### WHAT IS EXPECTED
Write each line of the material exactly as given, from the top through the line that contains "2.5705, 2.5706, 2.5707, 2.5708, 2.5709, 2.5710]", and omit all pictures.
-- Begin --
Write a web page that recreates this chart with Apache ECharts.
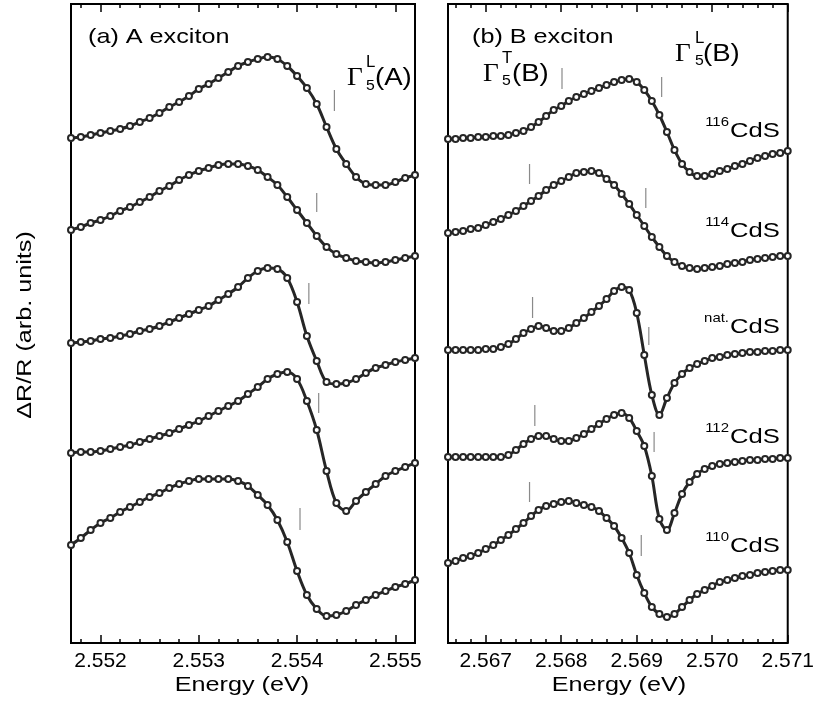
<!DOCTYPE html>
<html>
<head>
<meta charset="utf-8">
<script src="https://cdn.jsdelivr.net/npm/echarts@6/dist/echarts.min.js"></script>
<style>
html, body { margin: 0; padding: 0; background: #fff; }
#chart { width: 817px; height: 708px; }
</style>
</head>
<body>
<div id="chart"></div>
<script>
// photon energy (eV), panel (a) A exciton
const energyA = [2.5517, 2.5518, 2.5519, 2.5520, 2.5521, 2.5522, 2.5523, 2.5524, 2.5525, 2.5526,
  2.5527, 2.5528, 2.5529, 2.5530, 2.5531, 2.5532, 2.5533, 2.5534, 2.5535, 2.5536,
  2.5537, 2.5538, 2.5539, 2.5540, 2.5541, 2.5542, 2.5543, 2.5544, 2.5545, 2.5546,
  2.5547, 2.5548, 2.5549, 2.5550, 2.5551, 2.5552]
// photon energy (eV), panel (b) B exciton
const energyB = [2.5665, 2.5666, 2.5667, 2.5668, 2.5669, 2.5670, 2.5671, 2.5672, 2.5673, 2.5674,
  2.5675, 2.5676, 2.5677, 2.5678, 2.5679, 2.5680, 2.5681, 2.5682, 2.5683, 2.5684,
  2.5685, 2.5686, 2.5687, 2.5688, 2.5689, 2.5690, 2.5691, 2.5692, 2.5693, 2.5694,
  2.5695, 2.5696, 2.5697, 2.5698, 2.5699, 2.5700, 2.5701, 2.5702, 2.5703, 2.5704,
  2.5705, 2.5706, 2.5707, 2.5708, 2.5709, 2.5710]

// ΔR/R (arb. units, curves stacked top -> bottom: 116, 114, nat., 112, 110)
const a116 = [50.5, 50.6, 50.8, 51.0, 51.2, 51.4, 51.7, 52.1, 52.5, 53.0, 53.6, 54.1, 54.7, 55.4, 55.9, 56.5, 57.1, 57.7, 58.1, 58.4, 58.6, 58.4, 57.7, 56.7, 55.5, 53.9, 51.6, 49.4, 47.9, 46.6, 45.9, 45.8, 45.8, 46.1, 46.5, 46.8]
const a114 = [41.3, 41.6, 42.0, 42.3, 42.7, 43.2, 43.6, 44.1, 44.6, 45.2, 45.7, 46.3, 46.8, 47.2, 47.5, 47.8, 47.9, 47.9, 47.7, 47.3, 46.6, 45.8, 44.6, 43.3, 42.0, 40.7, 39.6, 38.9, 38.5, 38.2, 38.1, 38.0, 38.1, 38.3, 38.5, 38.7]
const aNat = [30.0, 30.1, 30.2, 30.4, 30.5, 30.7, 30.9, 31.2, 31.4, 31.7, 32.1, 32.5, 32.9, 33.3, 33.7, 34.3, 34.9, 35.6, 36.5, 37.2, 37.5, 37.4, 36.5, 34.1, 30.7, 28.2, 26.1, 25.9, 26.0, 26.4, 27.0, 27.5, 27.8, 28.1, 28.3, 28.5]
const a112 = [19.0, 19.1, 19.1, 19.2, 19.4, 19.6, 19.8, 20.1, 20.4, 20.7, 21.0, 21.4, 21.8, 22.2, 22.7, 23.2, 23.7, 24.2, 24.9, 25.6, 26.4, 26.9, 27.1, 26.4, 24.2, 21.3, 17.2, 14.0, 13.2, 14.2, 15.1, 15.9, 16.7, 17.2, 17.6, 18.0]
const a110 = [9.8, 10.5, 11.3, 12.0, 12.5, 13.1, 13.6, 14.1, 14.6, 15.0, 15.5, 15.9, 16.2, 16.4, 16.4, 16.4, 16.4, 16.2, 15.7, 14.8, 13.8, 12.3, 10.1, 7.2, 4.8, 3.4, 2.7, 2.8, 3.2, 3.8, 4.3, 4.8, 5.2, 5.6, 5.9, 6.3]

const b116 = [50.4, 50.4, 50.5, 50.5, 50.6, 50.6, 50.7, 50.7, 50.8, 51.0, 51.2, 51.6, 52.1, 52.7, 53.3, 53.7, 54.2, 54.6, 54.9, 55.2, 55.5, 55.8, 56.1, 56.3, 56.4, 56.1, 55.3, 54.2, 52.8, 51.1, 49.3, 47.9, 47.1, 46.7, 46.7, 46.9, 47.2, 47.4, 47.7, 47.9, 48.2, 48.5, 48.7, 48.9, 49.0, 49.2]
const b114 = [41.0, 41.1, 41.2, 41.4, 41.5, 41.8, 42.1, 42.4, 42.8, 43.2, 43.7, 44.2, 44.7, 45.3, 45.8, 46.2, 46.6, 47.0, 47.1, 47.2, 47.0, 46.4, 45.8, 44.9, 43.9, 42.8, 41.7, 40.6, 39.6, 38.7, 38.1, 37.7, 37.5, 37.4, 37.5, 37.6, 37.7, 37.9, 38.0, 38.1, 38.3, 38.4, 38.5, 38.6, 38.7, 38.7]
const bNat = [29.3, 29.3, 29.3, 29.3, 29.3, 29.4, 29.4, 29.6, 29.9, 30.4, 31.0, 31.4, 31.7, 31.5, 31.2, 31.2, 31.5, 32.0, 32.5, 33.1, 33.7, 34.4, 35.2, 35.6, 35.3, 33.0, 28.8, 24.8, 22.8, 24.5, 26.0, 26.9, 27.5, 27.9, 28.2, 28.5, 28.6, 28.8, 28.9, 29.0, 29.1, 29.1, 29.2, 29.2, 29.3, 29.3]
const b112 = [18.6, 18.6, 18.6, 18.6, 18.6, 18.6, 18.6, 18.6, 18.8, 19.3, 19.9, 20.4, 20.7, 20.7, 20.4, 20.2, 20.2, 20.5, 20.9, 21.4, 21.9, 22.4, 22.8, 23.0, 22.5, 21.2, 19.7, 16.7, 12.4, 11.3, 13.0, 14.9, 16.1, 16.9, 17.4, 17.7, 17.9, 18.0, 18.1, 18.2, 18.3, 18.3, 18.4, 18.4, 18.5, 18.5]
const b110 = [8.0, 8.2, 8.5, 8.7, 9.0, 9.4, 9.8, 10.3, 10.8, 11.4, 12.0, 12.7, 13.3, 13.7, 13.9, 14.1, 14.2, 14.0, 13.8, 13.6, 13.2, 12.5, 11.7, 10.5, 9.0, 6.8, 5.0, 3.6, 2.9, 2.6, 2.9, 3.6, 4.3, 4.9, 5.3, 5.7, 6.1, 6.3, 6.5, 6.7, 6.8, 7.0, 7.1, 7.2, 7.3, 7.3]

// resonance positions (short grey bars): energy, bar top, bar bottom
const markAEnergy = [2.55438, 2.55420, 2.55412, 2.55422, 2.55403]
const markATop = [55.3, 45.0, 36.0, 25.0, 13.5]
const markABottom = [53.2, 43.1, 33.9, 23.0, 11.3]
const markBEnergy = [2.56801, 2.56933, 2.56758, 2.56912, 2.56762, 2.56916, 2.56765, 2.56923, 2.56758, 2.56906]
const markBTop = [57.5, 56.6, 47.9, 45.5, 34.6, 31.6, 23.8, 21.1, 16.1, 10.8]
const markBBottom = [55.4, 54.6, 45.9, 43.5, 32.5, 29.8, 21.7, 19.1, 14.1, 8.7]

// axis ticks
const majorA = [2.552, 2.553, 2.554, 2.555]
const minorA = [2.5518, 2.5522, 2.5524, 2.5526, 2.5528, 2.5532, 2.5534, 2.5536, 2.5538, 2.5542, 2.5544, 2.5546, 2.5548]
const majorB = [2.567, 2.568, 2.569, 2.570, 2.571]
const minorB = [2.5666, 2.5668, 2.5672, 2.5674, 2.5676, 2.5678, 2.5682, 2.5684, 2.5686, 2.5688,
  2.5692, 2.5694, 2.5696, 2.5698, 2.5702, 2.5704, 2.5706, 2.5708]

const curvesA = [a116, a114, aNat, a112, a110]
const curvesB = [b116, b114, bNat, b112, b110]

const chart = echarts.init(document.getElementById('chart'))

const SANS = '"Liberation Sans", Arial, Helvetica, sans-serif'
const SERIF = '"Liberation Serif", "Times New Roman", serif'
const INK = '#262626'

function xAxisPair(grid, min, max, major, minor, pos) {
  const base = {
    gridIndex: grid, type: 'value', min: min, max: max, position: pos,
    axisLine: { show: false }, splitLine: { show: false }
  }
  return [
    Object.assign({}, base, {
      axisTick: { show: true, inside: true, length: 8, customValues: major, lineStyle: { color: '#000', width: 1.5 } },
      axisLabel: {
        show: pos === 'bottom', customValues: major, margin: 8,
        color: '#000', fontSize: 21, fontFamily: SANS,
        formatter: v => v.toFixed(3)
      }
    }),
    Object.assign({}, base, {
      axisTick: { show: true, inside: true, length: 4, customValues: minor, lineStyle: { color: '#000', width: 1.5 } },
      axisLabel: { show: false }
    })
  ]
}

const xAxes = [].concat(
  xAxisPair(0, 2.5517, 2.5552, majorA, minorA, 'bottom'),
  xAxisPair(0, 2.5517, 2.5552, majorA, minorA, 'top'),
  xAxisPair(1, 2.5665, 2.5710, majorB, minorB, 'bottom'),
  xAxisPair(1, 2.5665, 2.5710, majorB, minorB, 'top')
)

const yAxes = [0, 1].map(g => ({ gridIndex: g, type: 'value', min: 0, max: 63.9, show: false }))

// measured points (open circles) with the fitted line through them
function curveSeries(energy, values, xi, yi) {
  return {
    type: 'line', xAxisIndex: xi, yAxisIndex: yi,
    data: energy.map((e, i) => [e, values[i]]),
    smooth: 0.35,
    showAllSymbol: true,
    symbol: 'emptyCircle', symbolSize: 6,
    lineStyle: { color: INK, width: 3 },
    itemStyle: { color: INK, borderColor: INK, borderWidth: 1.8 },
    silent: true
  }
}

function markSeries(e, top, bottom, xi, yi) {
  return e.map((v, i) => ({
    type: 'line', xAxisIndex: xi, yAxisIndex: yi,
    data: [[v, top[i]], [v, bottom[i]]],
    symbol: 'none',
    lineStyle: { color: '#8a8a8a', width: 1.2 },
    silent: true
  }))
}

const series = [].concat(
  curvesA.map(c => curveSeries(energyA, c, 0, 0)),
  curvesB.map(c => curveSeries(energyB, c, 4, 1)),
  markSeries(markAEnergy, markATop, markABottom, 0, 0),
  markSeries(markBEnergy, markBTop, markBBottom, 4, 1)
)

function txt(x, y, s, size, opt) {
  opt = opt || {}
  return {
    type: 'text', x: x, y: y, z: 100,
    rotation: opt.rotation || 0,
    scaleX: opt.scaleX || 1.2,
    style: {
      text: s,
      font: size + 'px ' + (opt.family || SANS),
      fill: '#000',
      textAlign: opt.align || 'left', align: opt.align || 'left',
      textVerticalAlign: 'middle', verticalAlign: 'middle'
    }
  }
}

// isotope labels on panel (b)
const isoSup = ['116', '114', 'nat.', '112', '110']
const isoY = [131, 231, 327, 437, 546]

const graphics = [
  txt(88, 37, '(a) A exciton', 21),
  txt(472, 37, '(b) B exciton', 21),
  // Γ5L(A)
  txt(347, 78, 'Γ', 26, { family: SERIF, scaleX: 1.05 }),
  txt(366, 63, 'L', 16, { scaleX: 1.05 }),
  txt(366, 86, '5', 15, { scaleX: 1.05 }),
  txt(375, 79, '(A)', 23, { scaleX: 1.2 }),
  // Γ5T(B)
  txt(483, 74, 'Γ', 26, { family: SERIF, scaleX: 1.05 }),
  txt(502, 59, 'T', 16, { scaleX: 1.05 }),
  txt(502, 81, '5', 15, { scaleX: 1.05 }),
  txt(512, 75, '(B)', 23, { scaleX: 1.2 }),
  // Γ5L(B)
  txt(675, 54, 'Γ', 26, { family: SERIF, scaleX: 1.05 }),
  txt(695, 39, 'L', 16, { scaleX: 1.05 }),
  txt(695, 61, '5', 15, { scaleX: 1.05 }),
  txt(703, 55, '(B)', 23, { scaleX: 1.2 }),
  // axis titles
  txt(242, 685, 'Energy (eV)', 21, { align: 'center', scaleX: 1.2 }),
  txt(619, 685, 'Energy (eV)', 21, { align: 'center', scaleX: 1.2 }),
  txt(25, 325, 'ΔR/R (arb. units)', 21, { align: 'center', scaleX: 1.2, rotation: Math.PI / 2 })
]
isoSup.forEach((s, i) => {
  graphics.push(txt(729, isoY[i] - 9, s, 13, { align: 'right', scaleX: 1.15 }))
  graphics.push(txt(730, isoY[i], 'CdS', 21, { scaleX: 1.22 }))
})

const option = {
  animation: false,
  backgroundColor: '#fff',
  grid: [
    { left: 71, right: 402, top: 4, bottom: 65, show: true, borderColor: '#000', borderWidth: 2, backgroundColor: 'transparent' },
    { left: 448, right: 26, top: 4, bottom: 65, show: true, borderColor: '#000', borderWidth: 2, backgroundColor: 'transparent' }
  ],
  xAxis: xAxes,
  yAxis: yAxes,
  series: series,
  graphic: { elements: graphics }
}

chart.setOption(option)
</script>
</body>
</html>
-- End --
### ANSWER FOR THE TASK
Write a web page that recreates this chart with Apache ECharts.
<!DOCTYPE html>
<html>
<head>
<meta charset="utf-8">
<script src="https://cdn.jsdelivr.net/npm/echarts@6/dist/echarts.min.js"></script>
<style>
html, body { margin: 0; padding: 0; background: #fff; }
#chart { width: 817px; height: 708px; }
</style>
</head>
<body>
<div id="chart"></div>
<script>
// photon energy (eV), panel (a) A exciton
const energyA = [2.5517, 2.5518, 2.5519, 2.5520, 2.5521, 2.5522, 2.5523, 2.5524, 2.5525, 2.5526,
  2.5527, 2.5528, 2.5529, 2.5530, 2.5531, 2.5532, 2.5533, 2.5534, 2.5535, 2.5536,
  2.5537, 2.5538, 2.5539, 2.5540, 2.5541, 2.5542, 2.5543, 2.5544, 2.5545, 2.5546,
  2.5547, 2.5548, 2.5549, 2.5550, 2.5551, 2.5552]
// photon energy (eV), panel (b) B exciton
const energyB = [2.5665, 2.5666, 2.5667, 2.5668, 2.5669, 2.5670, 2.5671, 2.5672, 2.5673, 2.5674,
  2.5675, 2.5676, 2.5677, 2.5678, 2.5679, 2.5680, 2.5681, 2.5682, 2.5683, 2.5684,
  2.5685, 2.5686, 2.5687, 2.5688, 2.5689, 2.5690, 2.5691, 2.5692, 2.5693, 2.5694,
  2.5695, 2.5696, 2.5697, 2.5698, 2.5699, 2.5700, 2.5701, 2.5702, 2.5703, 2.5704,
  2.5705, 2.5706, 2.5707, 2.5708, 2.5709, 2.5710]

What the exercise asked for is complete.